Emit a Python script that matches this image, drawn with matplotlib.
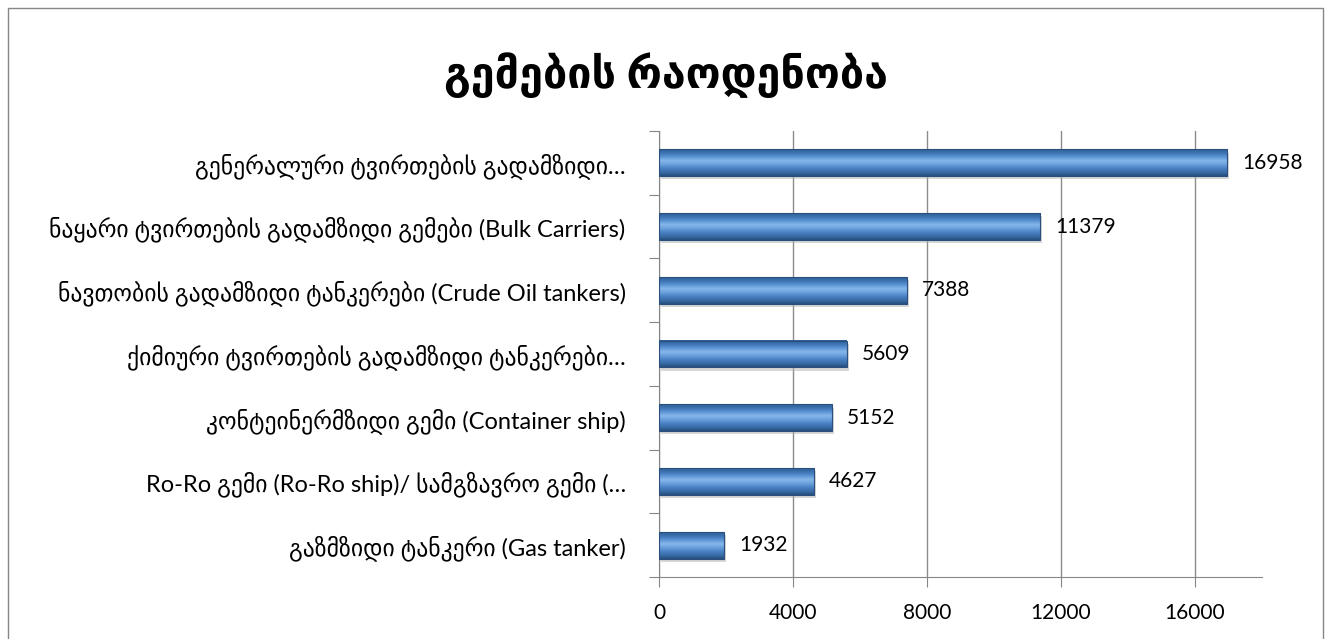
import numpy as np
import matplotlib
matplotlib.use("Agg")
import matplotlib.pyplot as plt
from matplotlib.colors import LinearSegmentedColormap
from matplotlib.patches import Rectangle

# Lato for latin text, DejaVu Sans picks up the Georgian glyphs
plt.rcParams['font.family'] = ['Lato', 'DejaVu Sans']

title = "გემების რაოდენობა"
categories = [
    "გენერალური ტვირთების გადამზიდი…",
    "ნაყარი ტვირთების გადამზიდი გემები (Bulk Carriers)",
    "ნავთობის გადამზიდი ტანკერები (Crude Oil tankers)",
    "ქიმიური ტვირთების გადამზიდი ტანკერები…",
    "კონტეინერმზიდი გემი (Container ship)",
    "Ro-Ro გემი (Ro-Ro ship)/ სამგზავრო გემი (…",
    "გაზმზიდი ტანკერი (Gas tanker)",
]
values = [16958, 11379, 7388, 5609, 5152, 4627, 1932]
xticks = [0, 4000, 8000, 12000, 16000]

fig = plt.figure(figsize=(13.31, 6.39), dpi=100)
ax = fig.add_axes([0.4951, 0.097, 0.4531, 0.698])

# vertical gradient to mimic the glossy 3D bars (top of image = top of bar)
bar_cmap = LinearSegmentedColormap.from_list(
    "glossy", ["#2f5f96", "#3e74b4", "#5b93d3", "#86b7ea", "#6aa0dc", "#4a82c4", "#3a6ea9", "#27507f"])
grad = np.linspace(0, 1, 64).reshape(-1, 1)

h = 0.42
n = len(categories)
ypos = np.arange(n)[::-1]
for y, v in zip(ypos, values):
    # shadow
    ax.add_patch(Rectangle((60, y - h / 2 - 0.05), v, h, color="#b0b0b0", alpha=0.5, lw=0, zorder=2))
    ax.imshow(grad, extent=[0, v, y - h / 2, y + h / 2], aspect='auto', cmap=bar_cmap,
              origin='upper', zorder=3, interpolation='bilinear')
    ax.add_patch(Rectangle((0, y - h / 2), v, h, fill=False, edgecolor="#2a4f7d", lw=0.8, zorder=4))
    ax.text(v + 450, y, str(v), va='center', ha='left', fontsize=15, color='black', zorder=5)

ax.set_xlim(0, 18000)
ax.set_ylim(-0.5, n - 0.5)
ax.set_xticks(xticks)
ax.set_xticklabels([str(t) for t in xticks], fontsize=15)
ax.set_yticks(np.arange(-0.5, n, 1.0))
ax.set_yticklabels([])
ax.set_yticks(ypos, minor=True)
ax.set_yticklabels(categories, minor=True, fontsize=17)
ax.tick_params(axis='y', which='minor', length=0, pad=24)
ax.tick_params(axis='y', which='major', length=7, color='#868686', direction='out')
ax.tick_params(axis='x', length=7, color='#868686', direction='out', pad=12)

ax.grid(axis='x', color='#8c8c8c', lw=1, zorder=0)
ax.set_axisbelow(True)
for s in ['top', 'right']:
    ax.spines[s].set_visible(False)
ax.spines['left'].set_color('#868686')
ax.spines['bottom'].set_color('#868686')

fig.text(0.5, 0.883, title, ha='center', va='center', fontsize=31, fontweight='bold')

# outer chart border
fig.add_artist(Rectangle((0.006, -0.01), 0.988, 0.997, transform=fig.transFigure,
                         fill=False, edgecolor='#868686', lw=1))

fig.savefig("out.png", dpi=100)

#### [What this task involves]
Return exactly what appears from the opening line of the material through the line with "from matplotlib.patches import Rectangle", apart from the pictures.

#### [Exercise response]
Emit a Python script that matches this image, drawn with matplotlib.
import numpy as np
import matplotlib
matplotlib.use("Agg")
import matplotlib.pyplot as plt
from matplotlib.colors import LinearSegmentedColormap
from matplotlib.patches import Rectangle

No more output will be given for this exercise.